By John Ikani
The World Bank has lowered its forecast for sub-Saharan Africa’s economic growth this year to 3% from 3.4%. The primary reason for this decline is the devastating civil war in Sudan, which has severely impacted the country’s economy.
Despite this, the region is still projected to experience growth exceeding last year’s 2.4%, driven by increased spending from individuals and businesses. The “Africa’s Pulse” report outlines this outlook.
Andrew Dabalen, the World Bank’s chief economist for Africa, stated that the region’s recovery is gradual, but inflation is decreasing in numerous countries. This suggests that governments may be able to reduce high interest rates.

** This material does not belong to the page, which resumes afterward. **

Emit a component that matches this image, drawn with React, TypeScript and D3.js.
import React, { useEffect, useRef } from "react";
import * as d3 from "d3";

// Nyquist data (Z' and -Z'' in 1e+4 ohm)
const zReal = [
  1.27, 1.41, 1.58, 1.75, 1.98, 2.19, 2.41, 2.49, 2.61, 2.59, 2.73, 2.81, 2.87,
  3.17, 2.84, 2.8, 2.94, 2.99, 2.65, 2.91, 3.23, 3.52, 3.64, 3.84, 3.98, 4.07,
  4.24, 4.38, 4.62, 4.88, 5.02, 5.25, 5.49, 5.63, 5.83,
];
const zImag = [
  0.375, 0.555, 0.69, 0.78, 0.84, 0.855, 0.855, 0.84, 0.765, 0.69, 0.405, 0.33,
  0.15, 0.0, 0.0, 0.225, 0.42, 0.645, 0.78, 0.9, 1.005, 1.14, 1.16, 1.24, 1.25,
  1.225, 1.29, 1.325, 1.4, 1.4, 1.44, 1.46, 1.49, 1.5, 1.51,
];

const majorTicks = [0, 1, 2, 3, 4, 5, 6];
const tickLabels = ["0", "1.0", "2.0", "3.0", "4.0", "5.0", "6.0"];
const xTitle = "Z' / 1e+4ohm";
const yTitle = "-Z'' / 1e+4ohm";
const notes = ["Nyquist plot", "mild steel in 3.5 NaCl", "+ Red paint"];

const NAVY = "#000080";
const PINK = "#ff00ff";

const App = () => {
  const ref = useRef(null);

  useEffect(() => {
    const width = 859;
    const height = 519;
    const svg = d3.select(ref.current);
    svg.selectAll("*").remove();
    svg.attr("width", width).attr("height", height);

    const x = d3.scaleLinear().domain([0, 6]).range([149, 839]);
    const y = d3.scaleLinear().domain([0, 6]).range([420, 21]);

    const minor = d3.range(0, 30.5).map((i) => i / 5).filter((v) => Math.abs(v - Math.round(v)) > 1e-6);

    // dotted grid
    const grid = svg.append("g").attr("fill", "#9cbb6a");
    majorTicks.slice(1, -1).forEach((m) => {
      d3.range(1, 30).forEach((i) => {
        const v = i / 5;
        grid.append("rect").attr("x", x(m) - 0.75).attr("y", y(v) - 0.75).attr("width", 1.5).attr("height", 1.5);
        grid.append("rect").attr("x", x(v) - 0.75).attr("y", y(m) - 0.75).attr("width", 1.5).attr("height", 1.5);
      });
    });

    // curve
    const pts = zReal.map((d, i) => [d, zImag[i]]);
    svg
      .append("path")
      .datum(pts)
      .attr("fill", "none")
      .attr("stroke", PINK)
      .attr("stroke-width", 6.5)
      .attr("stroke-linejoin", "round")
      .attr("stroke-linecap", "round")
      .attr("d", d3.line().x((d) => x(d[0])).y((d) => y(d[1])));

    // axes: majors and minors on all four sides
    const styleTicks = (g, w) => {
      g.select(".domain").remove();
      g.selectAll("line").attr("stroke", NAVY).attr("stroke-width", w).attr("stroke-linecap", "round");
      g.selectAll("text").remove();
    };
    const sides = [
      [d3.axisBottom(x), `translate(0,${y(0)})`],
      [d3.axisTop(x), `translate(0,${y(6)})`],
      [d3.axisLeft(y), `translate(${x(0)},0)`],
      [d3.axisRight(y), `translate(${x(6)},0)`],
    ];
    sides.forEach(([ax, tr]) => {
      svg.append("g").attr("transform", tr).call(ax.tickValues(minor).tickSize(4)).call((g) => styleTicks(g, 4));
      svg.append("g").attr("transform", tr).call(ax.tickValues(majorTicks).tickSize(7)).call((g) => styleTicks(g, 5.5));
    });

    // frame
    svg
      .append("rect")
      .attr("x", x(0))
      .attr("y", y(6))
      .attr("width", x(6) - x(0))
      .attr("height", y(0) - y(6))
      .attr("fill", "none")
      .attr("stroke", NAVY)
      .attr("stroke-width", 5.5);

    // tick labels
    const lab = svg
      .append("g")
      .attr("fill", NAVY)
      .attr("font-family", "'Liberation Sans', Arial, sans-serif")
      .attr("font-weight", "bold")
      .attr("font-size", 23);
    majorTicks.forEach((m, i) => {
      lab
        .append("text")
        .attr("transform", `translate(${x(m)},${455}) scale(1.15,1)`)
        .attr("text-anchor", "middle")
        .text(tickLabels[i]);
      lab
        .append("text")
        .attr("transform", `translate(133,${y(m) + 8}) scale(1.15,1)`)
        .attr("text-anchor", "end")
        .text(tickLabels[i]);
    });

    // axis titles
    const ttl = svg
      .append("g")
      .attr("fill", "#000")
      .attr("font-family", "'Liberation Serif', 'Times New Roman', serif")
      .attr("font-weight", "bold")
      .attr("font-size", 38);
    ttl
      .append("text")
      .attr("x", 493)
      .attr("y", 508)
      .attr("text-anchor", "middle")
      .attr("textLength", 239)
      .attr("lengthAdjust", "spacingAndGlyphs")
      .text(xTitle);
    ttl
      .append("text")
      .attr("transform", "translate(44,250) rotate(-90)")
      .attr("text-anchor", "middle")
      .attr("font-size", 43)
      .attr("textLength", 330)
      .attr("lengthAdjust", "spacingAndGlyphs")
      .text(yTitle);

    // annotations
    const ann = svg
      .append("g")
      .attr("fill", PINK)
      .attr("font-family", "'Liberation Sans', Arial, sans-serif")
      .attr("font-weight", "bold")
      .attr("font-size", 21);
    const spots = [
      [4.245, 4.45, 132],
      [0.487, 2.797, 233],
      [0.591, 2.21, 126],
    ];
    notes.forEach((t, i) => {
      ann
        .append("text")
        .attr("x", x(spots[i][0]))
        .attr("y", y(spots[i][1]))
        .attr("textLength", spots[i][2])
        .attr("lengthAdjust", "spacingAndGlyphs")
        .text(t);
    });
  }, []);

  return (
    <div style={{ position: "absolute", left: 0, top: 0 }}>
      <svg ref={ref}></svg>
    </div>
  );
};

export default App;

The report also highlights the risks to growth posed by conflicts and natural disasters such as droughts and floods. In the absence of the war in Sudan, the region’s growth next year could have been 0.5% higher.

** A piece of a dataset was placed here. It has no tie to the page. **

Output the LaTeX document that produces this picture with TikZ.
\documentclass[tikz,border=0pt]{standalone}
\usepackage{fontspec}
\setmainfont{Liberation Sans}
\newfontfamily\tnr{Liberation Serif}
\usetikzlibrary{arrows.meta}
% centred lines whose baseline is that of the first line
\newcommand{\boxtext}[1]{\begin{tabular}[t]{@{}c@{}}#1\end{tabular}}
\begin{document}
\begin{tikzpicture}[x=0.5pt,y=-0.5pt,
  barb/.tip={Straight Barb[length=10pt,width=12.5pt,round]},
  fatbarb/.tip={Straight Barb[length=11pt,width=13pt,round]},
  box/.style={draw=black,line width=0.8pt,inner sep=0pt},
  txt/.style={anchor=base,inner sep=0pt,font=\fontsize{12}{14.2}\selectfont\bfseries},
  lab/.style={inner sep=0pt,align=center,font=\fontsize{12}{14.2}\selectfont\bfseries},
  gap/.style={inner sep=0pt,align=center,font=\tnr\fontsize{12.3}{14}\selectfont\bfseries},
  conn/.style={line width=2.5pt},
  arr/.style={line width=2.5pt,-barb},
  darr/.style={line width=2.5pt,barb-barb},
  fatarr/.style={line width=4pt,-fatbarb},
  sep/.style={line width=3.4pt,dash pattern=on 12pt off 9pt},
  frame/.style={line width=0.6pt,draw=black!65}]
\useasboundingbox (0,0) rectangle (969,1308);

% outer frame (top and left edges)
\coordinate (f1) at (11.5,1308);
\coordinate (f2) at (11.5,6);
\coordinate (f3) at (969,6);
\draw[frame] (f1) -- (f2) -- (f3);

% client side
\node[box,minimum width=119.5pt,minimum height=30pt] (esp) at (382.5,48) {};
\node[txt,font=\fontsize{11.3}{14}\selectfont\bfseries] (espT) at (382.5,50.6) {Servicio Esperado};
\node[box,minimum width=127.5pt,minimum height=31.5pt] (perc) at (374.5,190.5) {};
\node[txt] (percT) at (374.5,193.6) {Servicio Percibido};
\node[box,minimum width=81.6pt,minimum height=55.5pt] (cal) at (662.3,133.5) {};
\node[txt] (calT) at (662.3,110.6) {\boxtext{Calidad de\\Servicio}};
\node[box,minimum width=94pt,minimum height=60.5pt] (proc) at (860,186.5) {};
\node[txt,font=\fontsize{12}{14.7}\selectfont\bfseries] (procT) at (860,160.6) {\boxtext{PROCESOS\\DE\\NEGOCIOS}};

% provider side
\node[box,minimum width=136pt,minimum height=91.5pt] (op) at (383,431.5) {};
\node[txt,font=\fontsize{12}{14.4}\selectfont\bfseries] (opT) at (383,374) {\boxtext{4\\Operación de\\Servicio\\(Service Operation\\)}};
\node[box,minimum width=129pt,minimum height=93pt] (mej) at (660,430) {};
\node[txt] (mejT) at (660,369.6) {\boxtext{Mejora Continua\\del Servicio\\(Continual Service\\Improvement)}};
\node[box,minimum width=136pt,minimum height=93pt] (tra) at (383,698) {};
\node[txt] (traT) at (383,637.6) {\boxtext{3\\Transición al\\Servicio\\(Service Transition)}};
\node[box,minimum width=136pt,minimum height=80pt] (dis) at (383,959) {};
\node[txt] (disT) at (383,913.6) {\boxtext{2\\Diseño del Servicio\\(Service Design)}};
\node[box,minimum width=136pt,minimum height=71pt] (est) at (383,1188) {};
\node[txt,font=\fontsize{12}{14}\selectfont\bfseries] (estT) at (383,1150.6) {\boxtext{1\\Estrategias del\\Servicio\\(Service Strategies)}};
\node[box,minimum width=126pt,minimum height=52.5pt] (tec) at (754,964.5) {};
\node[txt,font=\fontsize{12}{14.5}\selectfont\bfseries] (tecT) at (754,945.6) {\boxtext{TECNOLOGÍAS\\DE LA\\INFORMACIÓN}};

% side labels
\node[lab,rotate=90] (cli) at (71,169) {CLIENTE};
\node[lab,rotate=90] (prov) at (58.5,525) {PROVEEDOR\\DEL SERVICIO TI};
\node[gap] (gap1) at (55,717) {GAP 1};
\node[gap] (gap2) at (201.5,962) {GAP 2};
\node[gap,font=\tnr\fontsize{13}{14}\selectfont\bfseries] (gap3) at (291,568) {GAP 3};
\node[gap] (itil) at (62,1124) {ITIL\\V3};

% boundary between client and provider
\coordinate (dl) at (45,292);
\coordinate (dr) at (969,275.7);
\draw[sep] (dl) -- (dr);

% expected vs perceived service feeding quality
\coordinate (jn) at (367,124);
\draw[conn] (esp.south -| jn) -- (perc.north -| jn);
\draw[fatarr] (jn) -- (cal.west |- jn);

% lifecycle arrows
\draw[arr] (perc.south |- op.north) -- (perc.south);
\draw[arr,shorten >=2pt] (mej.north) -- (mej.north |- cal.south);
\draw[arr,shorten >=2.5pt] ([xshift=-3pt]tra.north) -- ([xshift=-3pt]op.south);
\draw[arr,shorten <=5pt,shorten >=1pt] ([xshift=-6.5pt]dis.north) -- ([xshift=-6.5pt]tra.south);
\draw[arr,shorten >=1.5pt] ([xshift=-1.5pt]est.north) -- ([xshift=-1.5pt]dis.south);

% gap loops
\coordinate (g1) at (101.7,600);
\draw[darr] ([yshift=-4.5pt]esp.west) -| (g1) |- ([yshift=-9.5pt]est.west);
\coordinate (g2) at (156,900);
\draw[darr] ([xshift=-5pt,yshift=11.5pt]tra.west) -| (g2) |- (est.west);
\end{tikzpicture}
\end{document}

South Africa, the region’s most developed country, is anticipated to grow by 1.1% this year and 1.6% by 2025. Nigeria’s economy is predicted to expand by 3.3% this year, increasing to 3.6% in 2025. Kenya is expected to achieve a growth rate of 5% this year.

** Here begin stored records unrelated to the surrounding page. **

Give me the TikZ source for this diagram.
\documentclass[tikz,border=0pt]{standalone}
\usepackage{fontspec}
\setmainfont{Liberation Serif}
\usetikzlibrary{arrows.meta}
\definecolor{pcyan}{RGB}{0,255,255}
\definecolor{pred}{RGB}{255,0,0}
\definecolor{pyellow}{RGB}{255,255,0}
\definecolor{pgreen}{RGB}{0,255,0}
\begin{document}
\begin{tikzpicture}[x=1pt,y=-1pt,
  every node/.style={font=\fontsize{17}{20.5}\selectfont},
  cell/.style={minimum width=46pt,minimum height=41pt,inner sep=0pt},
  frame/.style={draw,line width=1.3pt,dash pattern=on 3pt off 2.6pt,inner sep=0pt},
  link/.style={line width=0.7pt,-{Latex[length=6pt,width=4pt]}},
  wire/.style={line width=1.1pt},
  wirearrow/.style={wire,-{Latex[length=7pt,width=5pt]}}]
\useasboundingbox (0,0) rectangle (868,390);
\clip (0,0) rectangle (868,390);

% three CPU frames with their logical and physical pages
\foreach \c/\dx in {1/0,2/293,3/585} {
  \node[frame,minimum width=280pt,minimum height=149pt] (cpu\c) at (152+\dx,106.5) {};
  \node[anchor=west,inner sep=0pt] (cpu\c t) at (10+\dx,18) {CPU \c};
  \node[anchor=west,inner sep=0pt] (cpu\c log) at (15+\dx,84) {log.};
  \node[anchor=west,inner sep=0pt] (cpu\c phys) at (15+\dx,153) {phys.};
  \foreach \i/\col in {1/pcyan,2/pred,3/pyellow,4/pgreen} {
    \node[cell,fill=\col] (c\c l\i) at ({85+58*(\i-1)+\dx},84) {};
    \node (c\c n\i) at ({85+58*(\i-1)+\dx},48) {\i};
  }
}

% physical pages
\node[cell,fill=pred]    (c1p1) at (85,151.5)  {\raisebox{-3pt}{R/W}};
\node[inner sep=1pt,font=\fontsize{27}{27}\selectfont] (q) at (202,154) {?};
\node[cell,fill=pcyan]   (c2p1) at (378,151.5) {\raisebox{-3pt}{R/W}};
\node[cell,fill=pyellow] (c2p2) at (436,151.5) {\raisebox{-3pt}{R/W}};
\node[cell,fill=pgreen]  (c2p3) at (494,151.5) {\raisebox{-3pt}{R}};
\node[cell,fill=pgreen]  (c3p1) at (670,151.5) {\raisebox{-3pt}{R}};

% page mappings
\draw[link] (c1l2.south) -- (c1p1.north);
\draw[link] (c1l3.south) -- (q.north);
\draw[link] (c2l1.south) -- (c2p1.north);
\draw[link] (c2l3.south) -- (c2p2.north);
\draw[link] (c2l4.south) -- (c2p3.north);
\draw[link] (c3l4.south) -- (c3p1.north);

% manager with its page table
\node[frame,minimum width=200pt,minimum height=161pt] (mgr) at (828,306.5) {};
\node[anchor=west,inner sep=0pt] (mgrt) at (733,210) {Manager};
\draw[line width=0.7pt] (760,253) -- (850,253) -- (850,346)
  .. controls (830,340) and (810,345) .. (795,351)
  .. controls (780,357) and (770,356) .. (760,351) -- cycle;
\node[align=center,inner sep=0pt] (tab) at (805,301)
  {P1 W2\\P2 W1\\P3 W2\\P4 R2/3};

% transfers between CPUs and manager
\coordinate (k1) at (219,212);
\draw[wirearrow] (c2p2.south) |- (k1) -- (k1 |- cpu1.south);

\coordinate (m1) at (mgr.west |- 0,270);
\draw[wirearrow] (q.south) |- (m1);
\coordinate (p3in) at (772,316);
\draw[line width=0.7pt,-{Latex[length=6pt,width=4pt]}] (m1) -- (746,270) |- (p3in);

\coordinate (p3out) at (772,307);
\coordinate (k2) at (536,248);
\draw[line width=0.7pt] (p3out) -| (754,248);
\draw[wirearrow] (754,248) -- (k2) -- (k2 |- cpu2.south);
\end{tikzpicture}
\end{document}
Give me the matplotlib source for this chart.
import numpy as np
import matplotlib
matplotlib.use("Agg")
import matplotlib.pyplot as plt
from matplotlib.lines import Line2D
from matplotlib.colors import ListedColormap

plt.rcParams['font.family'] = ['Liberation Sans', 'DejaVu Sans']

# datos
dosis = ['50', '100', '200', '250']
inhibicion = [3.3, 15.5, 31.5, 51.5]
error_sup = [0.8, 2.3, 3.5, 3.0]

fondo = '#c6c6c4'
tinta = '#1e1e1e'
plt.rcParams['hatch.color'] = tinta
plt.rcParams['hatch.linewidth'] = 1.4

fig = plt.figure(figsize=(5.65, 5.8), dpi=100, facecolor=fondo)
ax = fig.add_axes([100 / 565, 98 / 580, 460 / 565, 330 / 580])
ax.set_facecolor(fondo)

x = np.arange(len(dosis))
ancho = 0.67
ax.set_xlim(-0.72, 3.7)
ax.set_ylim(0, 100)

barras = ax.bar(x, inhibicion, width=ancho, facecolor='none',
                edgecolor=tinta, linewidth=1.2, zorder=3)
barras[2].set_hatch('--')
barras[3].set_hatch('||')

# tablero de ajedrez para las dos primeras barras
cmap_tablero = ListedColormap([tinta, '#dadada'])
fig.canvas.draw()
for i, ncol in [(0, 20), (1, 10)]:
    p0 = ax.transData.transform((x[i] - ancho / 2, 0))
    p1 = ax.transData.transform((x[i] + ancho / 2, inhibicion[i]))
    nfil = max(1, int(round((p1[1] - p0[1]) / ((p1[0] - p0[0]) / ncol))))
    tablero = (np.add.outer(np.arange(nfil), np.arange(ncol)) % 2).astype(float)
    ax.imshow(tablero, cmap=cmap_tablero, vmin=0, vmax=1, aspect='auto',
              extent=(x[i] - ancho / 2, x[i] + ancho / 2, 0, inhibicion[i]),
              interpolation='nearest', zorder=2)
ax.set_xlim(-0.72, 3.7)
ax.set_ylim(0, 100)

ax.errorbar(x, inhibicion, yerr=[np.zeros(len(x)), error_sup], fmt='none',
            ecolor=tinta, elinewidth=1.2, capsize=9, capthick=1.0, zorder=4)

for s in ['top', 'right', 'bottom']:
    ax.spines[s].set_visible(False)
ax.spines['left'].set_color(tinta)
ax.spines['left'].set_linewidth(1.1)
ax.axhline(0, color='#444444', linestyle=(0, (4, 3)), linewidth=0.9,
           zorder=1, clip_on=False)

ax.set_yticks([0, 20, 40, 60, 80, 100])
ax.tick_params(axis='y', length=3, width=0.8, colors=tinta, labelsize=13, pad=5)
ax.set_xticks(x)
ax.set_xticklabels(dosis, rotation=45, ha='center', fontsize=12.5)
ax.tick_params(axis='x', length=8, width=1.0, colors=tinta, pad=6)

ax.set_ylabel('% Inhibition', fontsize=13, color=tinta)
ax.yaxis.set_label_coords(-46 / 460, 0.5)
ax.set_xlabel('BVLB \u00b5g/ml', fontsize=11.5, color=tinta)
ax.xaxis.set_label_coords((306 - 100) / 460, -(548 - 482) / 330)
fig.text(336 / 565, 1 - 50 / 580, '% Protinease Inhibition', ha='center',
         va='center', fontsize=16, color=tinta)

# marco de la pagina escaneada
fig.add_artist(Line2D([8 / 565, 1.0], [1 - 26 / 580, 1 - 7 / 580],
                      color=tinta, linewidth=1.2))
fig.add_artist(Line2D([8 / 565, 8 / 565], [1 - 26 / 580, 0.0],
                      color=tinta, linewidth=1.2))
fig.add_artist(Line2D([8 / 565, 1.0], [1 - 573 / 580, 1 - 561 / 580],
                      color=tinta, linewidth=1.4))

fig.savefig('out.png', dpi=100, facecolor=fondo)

Between 2000 and 2014, sub-Saharan Africa experienced robust growth at an average of 5.3%, but this pace slowed down following a decline in commodity prices and the exacerbation of the COVID-19 pandemic.
Many countries in the region are grappling with high debt levels, hindering their ability to invest in their economies. Dabalen warned that the continuation of this trend could have catastrophic consequences. He emphasized the urgent need for Africa to attract significantly more investment to accelerate its recovery and reduce poverty.
Debt is a major concern, particularly in countries like Kenya, which witnessed violent protests earlier this year over higher taxes. Governments have been borrowing money at higher interest rates instead of securing cheaper loans, resulting in substantial debt payments.